Beyond that, the complaint said extended shutdowns, online classes and limited in-person instruction through the end of the 2020-2021 school year “changed plaintiffs’ educational placements without offering prior notice and reconvening IEP meetings,” Shah summarized, and further violated an IDEA stay-put provision that “requires schools to keep children with disabilities in their current educational placements while administrative or judicial due-process proceedings are pending. And they say defendants failed to reimburse them for the out-of-pocket expenses they spent on their children to make up for the schools’ failures.”

In arguing for dismissal, the government defendants say a request for an injunction under federal law is moot because the orders, now more than two years old, isn’t in effect. Although the plaintiffs argued the injunction would be proper because the state hasn’t lost the power to issue similar orders in the future, Shah noted Pritzker’s June 2020 executive order, which allowed schools to reopen, repealed earlier shutdown orders, which haven’t been reinstated.

“There is no reasonable expectation that the governor will reissue a shutdown order,” Shah wrote. “That’s especially true given that, during that time, two new variants emerged and the country experienced surges of the virus.”

Shah further noted the school district defendants have had full-time, in-person classes since the start of the 2020-2021 school year and also shouldn’t be expected to close their buildings.

Even if those claims weren’t moot, Shah said, the plaintiffs couldn’t get around the state’s sovereign immunity protections because “federal courts can’t enjoin state officers from violating state law.”

Shah likewise dismissed the RICO allegations, agreeing the 11th Amendment protects Pritzker and Ayala from RICO litigation seeking monetary damages for actions they took in their official capacities. And although he agreed the requests for nominal, compensatory and punitive damages under the IDEA, ADA, 14th Amendment and Rehabilitation Act aren’t moot, he said the plaintiffs can’t bring those claims until they exhaust the IDEA’s administrative processes — or at least make allegations that going through those steps wouldn’t be able to deliver the same relief they seek through the class action.

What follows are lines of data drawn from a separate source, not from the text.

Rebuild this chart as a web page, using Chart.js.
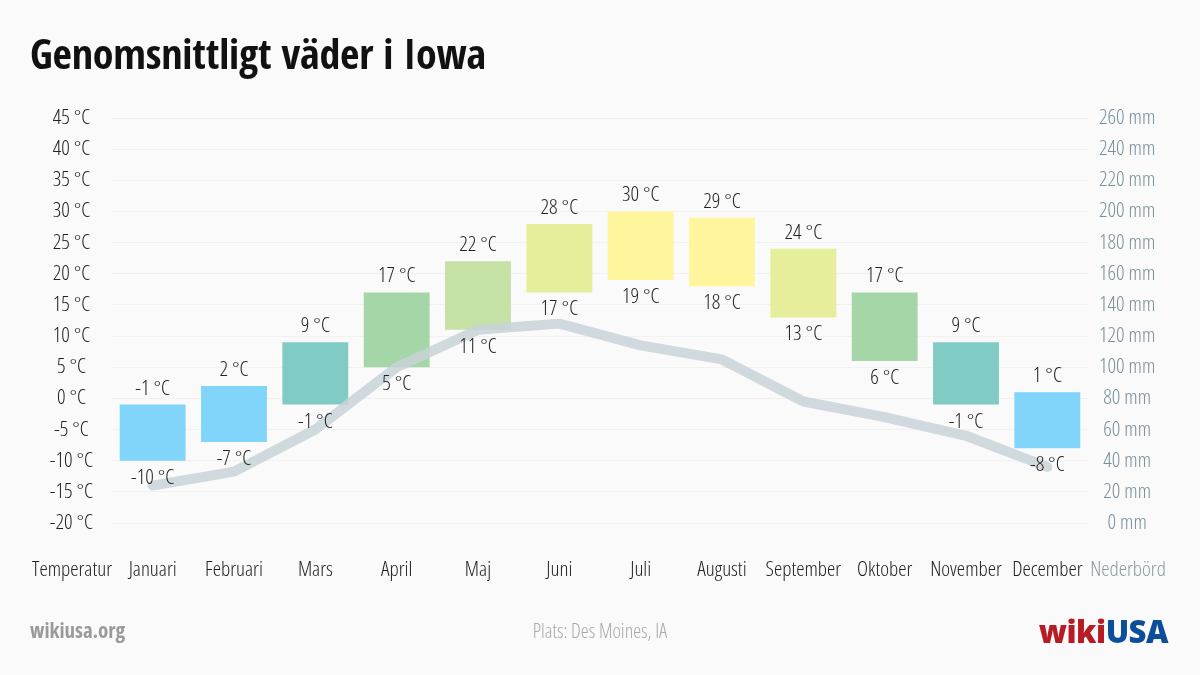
<!DOCTYPE html>
<html>
<head>
<meta charset="utf-8">
<script src="https://cdn.jsdelivr.net/npm/chart.js@4/dist/chart.umd.min.js"></script>
<style>
  html, body { margin: 0; padding: 0; background: #fafafa; }
  body { width: 1200px; height: 675px; position: relative; overflow: hidden;
         font-family: "Open Sans", sans-serif; font-stretch: condensed; }
  #wrap { position: absolute; left: 0; top: 0; width: 1200px; height: 675px; }
  h1 { position: absolute; left: 30px; top: 24px; margin: 0; font-size: 42px; font-weight: bold;
       font-family: "Open Sans Condensed", "Open Sans", sans-serif;
       color: #111; letter-spacing: -0.2px; }
  .foot { position: absolute; top: 617px; font-size: 21px; }
  #site { left: 30px; font-weight: bold; color: #9a9a9a; top: 616px; }
  #place { left: 0; width: 1200px; text-align: center; color: #a8a8a8; font-size: 20px; font-weight: 300; top: 617px; }
  #logo { right: 32px; top: 610px; font-family: "Open Sans", "DejaVu Sans", sans-serif; font-stretch: normal; font-weight: 800;
          font-size: 31px; letter-spacing: -0.5px; }
  #logo .w { color: #b71c24; }
  #logo .u { color: #0d4e9b; }
</style>
</head>
<body>
<div id="wrap"><canvas id="c" width="1200" height="675"></canvas></div>
<h1>Genomsnittligt väder i Iowa</h1>
<div class="foot" id="site">wikiusa.org</div>
<div class="foot" id="place">Plats: Des Moines, IA</div>
<div class="foot" id="logo"><span class="w">wiki</span><span class="u">USA</span></div>
<script>
  // Monthly climate for Des Moines, IA
  var months = ["Januari", "Februari", "Mars", "April", "Maj", "Juni", "Juli",
                "Augusti", "September", "Oktober", "November", "December"];
  var tempMax = [-1, 2, 9, 17, 22, 28, 30, 29, 24, 17, 9, 1];
  var tempMin = [-10, -7, -1, 5, 11, 17, 19, 18, 13, 6, -1, -8];
  var precip = [24, 33, 60, 100, 124, 128, 114, 105, 78, 68, 56, 36];
  var barColors = ["#81d4fa", "#81d4fa", "#80cbc4", "#a5d6a7", "#c5e1a5", "#e6ee9c",
                   "#fff59d", "#fff59d", "#e6ee9c", "#a5d6a7", "#80cbc4", "#81d4fa"];

  // Open Sans is variable in width; "condensed" rides along in the weight slot
  // so Chart.js passes it straight into ctx.font.
  var FONT = '"Open Sans", sans-serif';
  Chart.defaults.font.family = FONT;
  Chart.defaults.font.size = 21;
  Chart.defaults.font.weight = "300 condensed";
  Chart.defaults.color = "#222";

  // min / max labels above and below each bar, plus the two axis captions
  var extras = {
    id: "extras",
    afterDatasetsDraw: function (chart) {
      var ctx = chart.ctx;
      var meta = chart.getDatasetMeta(1);
      var yS = chart.scales.y;
      ctx.save();
      ctx.font = "300 condensed 21px " + FONT;
      ctx.fillStyle = "#222";
      ctx.textAlign = "center";
      ctx.textBaseline = "middle";
      meta.data.forEach(function (bar, i) {
        ctx.fillText(tempMax[i] + " °C", bar.x, yS.getPixelForValue(tempMax[i]) - 16);
        ctx.fillText(tempMin[i] + " °C", bar.x, yS.getPixelForValue(tempMin[i]) + 17);
      });
      var ly = chart.chartArea.bottom + 47;
      ctx.fillText("Temperatur", 72, ly);
      ctx.fillStyle = "#8a9ba3";
      ctx.fillText("Nederbörd", 1128, ly);
      ctx.restore();
    }
  };

  new Chart(document.getElementById("c"), {
    data: {
      labels: months,
      datasets: [
        {
          type: "line",
          label: "Nederbörd",
          data: precip,
          yAxisID: "y2",
          borderColor: "rgba(200,210,215,0.85)",
          borderWidth: 10,
          borderCapStyle: "round",
          borderJoinStyle: "round",
          pointRadius: 0,
          tension: 0,
          order: 0,
        },
        {
          type: "bar",
          label: "Temperatur",
          data: months.map(function (_, i) { return [tempMin[i], tempMax[i]]; }),
          yAxisID: "y",
          backgroundColor: barColors,
          borderWidth: 0,
          barPercentage: 0.81,
          categoryPercentage: 1,
          order: 1,
        },
      ],
    },
    options: {
      responsive: false,
      animation: false,
      layout: { padding: { left: 31, right: 31, top: 118, bottom: 0 } },
      plugins: { legend: { display: false }, tooltip: { enabled: false } },
      scales: {
        x: {
          grid: { display: false, drawTicks: false },
          border: { display: false },
          ticks: { padding: 34, color: "#222", maxRotation: 0, autoSkip: false },
          afterFit: function (s) { s.height = 152; },
        },
        y: {
          position: "left",
          min: -20,
          max: 45,
          grid: { color: "rgba(0,0,0,0.035)", drawTicks: false },
          border: { display: false },
          ticks: {
            stepSize: 5,
            crossAlign: "center",
            padding: 19,
            color: "#222",
            callback: function (v) { return v + " °C"; },
          },
          afterFit: function (s) { s.width = 81; },
        },
        y2: {
          position: "right",
          min: 0,
          max: 260,
          grid: { display: false, drawTicks: false },
          border: { display: false },
          ticks: {
            stepSize: 20,
            crossAlign: "center",
            padding: 11,
            color: "#78909c",
            callback: function (v) { return v + " mm"; },
          },
          afterFit: function (s) { s.width = 81; },
        },
      },
    },
    plugins: [extras],
  });
</script>
</body>
</html>
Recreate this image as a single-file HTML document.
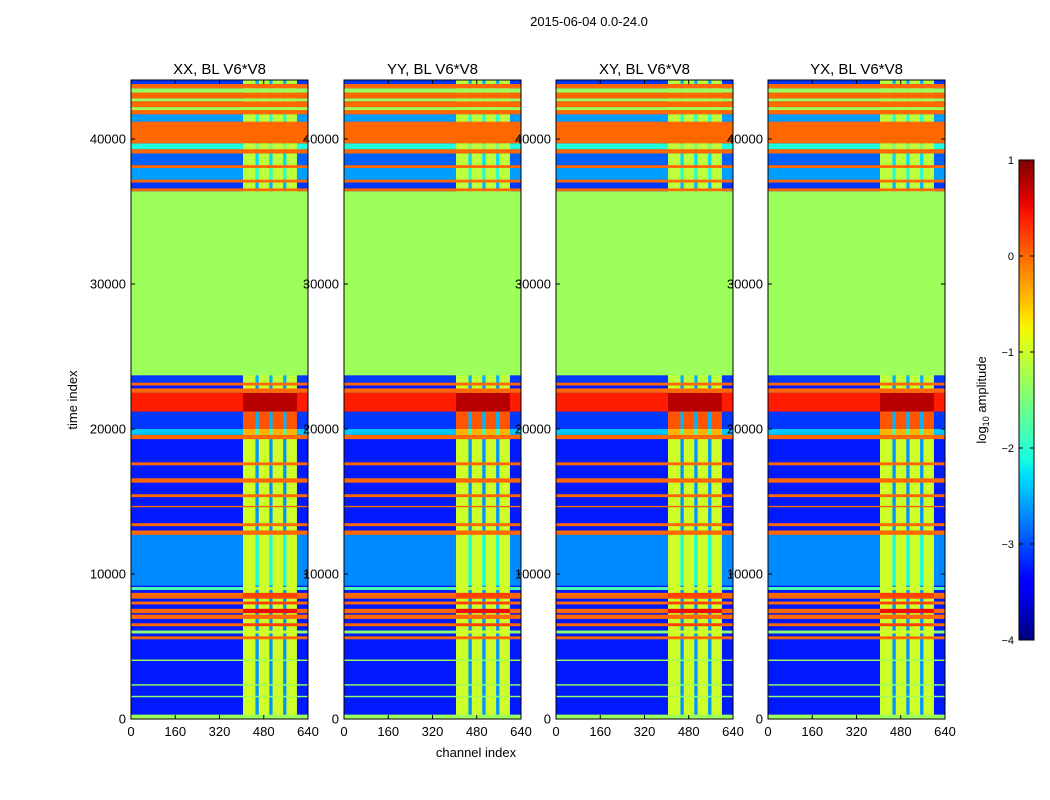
<!DOCTYPE html>
<html><head><meta charset="utf-8"><style>
html,body{margin:0;padding:0;background:#fff;}
svg{display:block;font-family:"Liberation Sans",sans-serif;}
</style></head><body>
<svg id="fig" width="1050" height="800" viewBox="0 0 1050 800" xmlns="http://www.w3.org/2000/svg">
<rect width="1050" height="800" fill="#fff"/>
<text x="589" y="26" font-size="13" text-anchor="middle">2015-06-04 0.0-24.0</text>
<text transform="translate(77,400) rotate(-90)" font-size="13" text-anchor="middle">time index</text>
<text x="476" y="757" font-size="13" text-anchor="middle">channel index</text>
<g id="panels"></g>
<defs><linearGradient id="jetgrad" x1="0" y1="1" x2="0" y2="0"></linearGradient></defs>
<g id="cbar"></g>
<text transform="translate(986,400) rotate(-90)" font-size="13" text-anchor="middle">log<tspan font-size="9" dy="3">10</tspan><tspan dy="-3"> amplitude</tspan></text>
</svg>
<script>
// ---- data ----
const panelTitles = ["XX, BL V6*V8","YY, BL V6*V8","XY, BL V6*V8","YX, BL V6*V8"];
const xTicks = [0,160,320,480,640];
const yTicks = [0,10000,20000,30000,40000];
const cbarTicks = [1,0,-1,-2,-3,-4];
// channel segments: start, end, kind (0=background, 1=rfi, 2=gap)
const chanStart = [0,405,450,462,500,512,550,562,600];
const chanEnd   = [405,450,462,500,512,550,562,600,640];
const chanKind  = [0,1,2,1,2,1,2,1,0];
// time bands: start, end, background value, rfi value (log10 amplitude)
const bandStart = [0,0,1500,2300,4000,5500,5900,6400,6900,7300,7900,8300,8900,9200,12700,13300,14600,15300,16300,17500,19300,19600,20000,21200,22500,23000,23200,23700,36400,36600,37000,37200,38000,38200,39000,39300,39700,41200,41700,42000,42200,42600,42800,43200,43500,43800];
const bandEnd   = [44100,300,1600,2400,4100,5700,6100,6600,7200,7600,8100,8700,9100,12700,13000,13500,14700,15500,16600,17700,19600,20000,21200,22500,22800,23200,23700,36400,36600,37000,37200,38000,38200,39000,39300,39700,41200,41700,42000,42200,42600,42800,43200,43500,43800,44100];
const bandBg    = [-3.25,-1.3,-1.4,-1.4,-1.3,0.0,-1.4,0.0,0.0,0.0,0.0,0.0,-1.8,-2.7,0.0,0.0,0.0,0.0,0.0,0.0,0.0,-2.4,-3.1,0.4,0.0,0.0,-3.1,-1.3,0.0,-3.1,0.0,-2.6,0.0,-2.9,0.0,-2.1,0.0,-2.6,0.0,-1.3,0.0,-1.3,0.0,-1.3,0.0,-3.1];
const bandRfi   = [-1.0,-1.3,-1.3,-1.3,-1.3,0.0,-1.0,0.2,0.0,0.5,0.2,0.2,-1.0,-1.0,0.0,0.0,0.0,0.0,0.0,0.0,0.0,-0.4,0.1,0.75,0.0,0.0,-1.1,-1.3,0.0,-1.1,0.0,-1.1,0.0,-1.1,0.0,-1.1,0.0,-1.1,0.0,-1.3,0.0,-1.3,0.0,-1.3,0.0,-1.1];
// ---- layout ----
const panelX = [131,344,556,768], PW=177, PT=80, PB=719;
const yScale = v => PB - v*(580/40000);
const vmin=-4, vmax=1;
const JR=[[0,0],[0.35,0],[0.66,1],[0.89,1],[1,0.5]];
const JG=[[0,0],[0.125,0],[0.375,1],[0.64,1],[0.91,0],[1,0]];
const JB=[[0,0.5],[0.11,1],[0.34,1],[0.65,0],[1,0]];
function seg(pts,t){for(let i=1;i<pts.length;i++){if(t<=pts[i][0]){const a=pts[i-1],b=pts[i];return a[1]+(b[1]-a[1])*(t-a[0])/(b[0]-a[0]);}}return pts[pts.length-1][1];}
function jet(v){
  let t=(v-vmin)/(vmax-vmin); t=Math.max(0,Math.min(1,t));
  return `rgb(${Math.round(seg(JR,t)*255)},${Math.round(seg(JG,t)*255)},${Math.round(seg(JB,t)*255)})`;
}
const NS="http://www.w3.org/2000/svg";
function mk(tag,attrs,parent){const e=document.createElementNS(NS,tag);for(const k in attrs)e.setAttribute(k,attrs[k]);parent.appendChild(e);return e;}
const root=document.getElementById('panels');
panelTitles.forEach((title,p)=>{
  const x0=panelX[p];
  const xScale=c=>x0+c*PW/640;
  const g=mk('g',{},root);
  
  
  const clip=mk('clipPath',{id:'clip'+p},g);
  mk('rect',{x:x0,y:PT,width:PW,height:PB-PT},clip);
  const cells=mk('g',{'clip-path':`url(#clip${p})`},g);
  for(let b=0;b<bandStart.length;b++){
    const yTop=yScale(bandEnd[b]), yBot=yScale(bandStart[b]);
    for(let c=0;c<chanStart.length;c++){
      let v = chanKind[c]===0 ? bandBg[b] : bandRfi[b];
      if(chanKind[c]===2) v = Math.min(bandRfi[b], bandBg[b]+0.6);
      const r=mk('rect',{x:xScale(chanStart[c]),y:yTop,width:xScale(chanEnd[c])-xScale(chanStart[c])+0.3,height:Math.max(0.6,yBot-yTop),fill:jet(v)},cells);
      
      
    }
  }
  mk('rect',{x:x0,y:PT,width:PW,height:PB-PT,fill:'none',stroke:'#000','stroke-width':1},g);
  const t=mk('text',{x:x0+PW/2,y:74,'font-size':15,'text-anchor':'middle'},g);
  t.textContent=title;
  
  
  xTicks.forEach(v=>{
    const x=xScale(v);
    mk('line',{x1:x,x2:x,y1:PB,y2:PB-4,stroke:'#000'},g);
    mk('line',{x1:x,x2:x,y1:PT,y2:PT+4,stroke:'#000'},g);
    const l=mk('text',{x:x,y:736,'font-size':13,'text-anchor':'middle'},g);
    l.textContent=v;
    
    
  });
  yTicks.forEach(v=>{
    const y=yScale(v);
    mk('line',{x1:x0,x2:x0+4,y1:y,y2:y,stroke:'#000'},g);
    mk('line',{x1:x0+PW,x2:x0+PW-4,y1:y,y2:y,stroke:'#000'},g);
    const l=mk('text',{x:x0-5,y:y+4.5,'font-size':13,'text-anchor':'end'},g);
    l.textContent=v;
    
    
  });
});
// colorbar
const grad=document.getElementById('jetgrad');
for(let i=0;i<=40;i++){mk('stop',{offset:(i/40),'stop-color':jet(vmin+(vmax-vmin)*i/40)},grad);}
const cb=document.getElementById('cbar');
const cbY=v=>640-(v-vmin)*96;
mk('rect',{x:1019,y:160,width:15,height:480,fill:'url(#jetgrad)',stroke:'#000'},cb);
cbarTicks.forEach(v=>{
  const y=cbY(v);
  mk('line',{x1:1019,x2:1023,y1:y,y2:y,stroke:'#000'},cb);
  mk('line',{x1:1034,x2:1030,y1:y,y2:y,stroke:'#000'},cb);
  const l=mk('text',{x:1014,y:y+4,'font-size':11,'text-anchor':'end'},cb);
  l.textContent=(v<0?'\u2212'+(-v):String(v));
  
  
});
</script>
</body></html>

In addressing RICO claims against the school districts, Shah said the complaint doesn’t meet the pleading standards for fraud because the assertions are based “on information and belief” with “no grounds to suspect fraud” and too vague to satisfy requirements for specifics. And even if the school districts did commit wire or mail fraud, that wouldn’t be the cause of the plaintiffs’ IDEA allegations.

“Assuming plaintiffs were injured at all, they were injured by defendants’ lack of compliance with the IDEA — not by defendants’ misrepresentations to the federal government about their compliance,” Shah wrote. “Those misrepresentations would instead have injured the government, which gave the state funding on the explicit condition that the state comply with the IDEA. The absence of proximate cause cannot be fixed by amending the complaint, and because amending the RICO claims would be futile, those claims are dismissed with prejudice”

Shah’s dismissal of the other claims was without prejudice, meaning the parents are able to refile those claims and try again, if they can fix the deficiencies in their complaint identified by the judge.

The parents have been represented in the case by attorney Rory J. Bellantoni, of the Brain Injury Rights Group, of New York.

The Chicago Board of Education has been represented by attorneys Christy L. Michaelson and Elizabeth K. Barton, of its Department of Law.

OTHS has been represented by attorneys Eric B. Bernard and William F. Gleason, of the firm of Petrarca Gleason Boyle & Izzo, of Oak Brook.

The state defendants were represented by Assistant Illinois Attorney General Mary A. Johnston.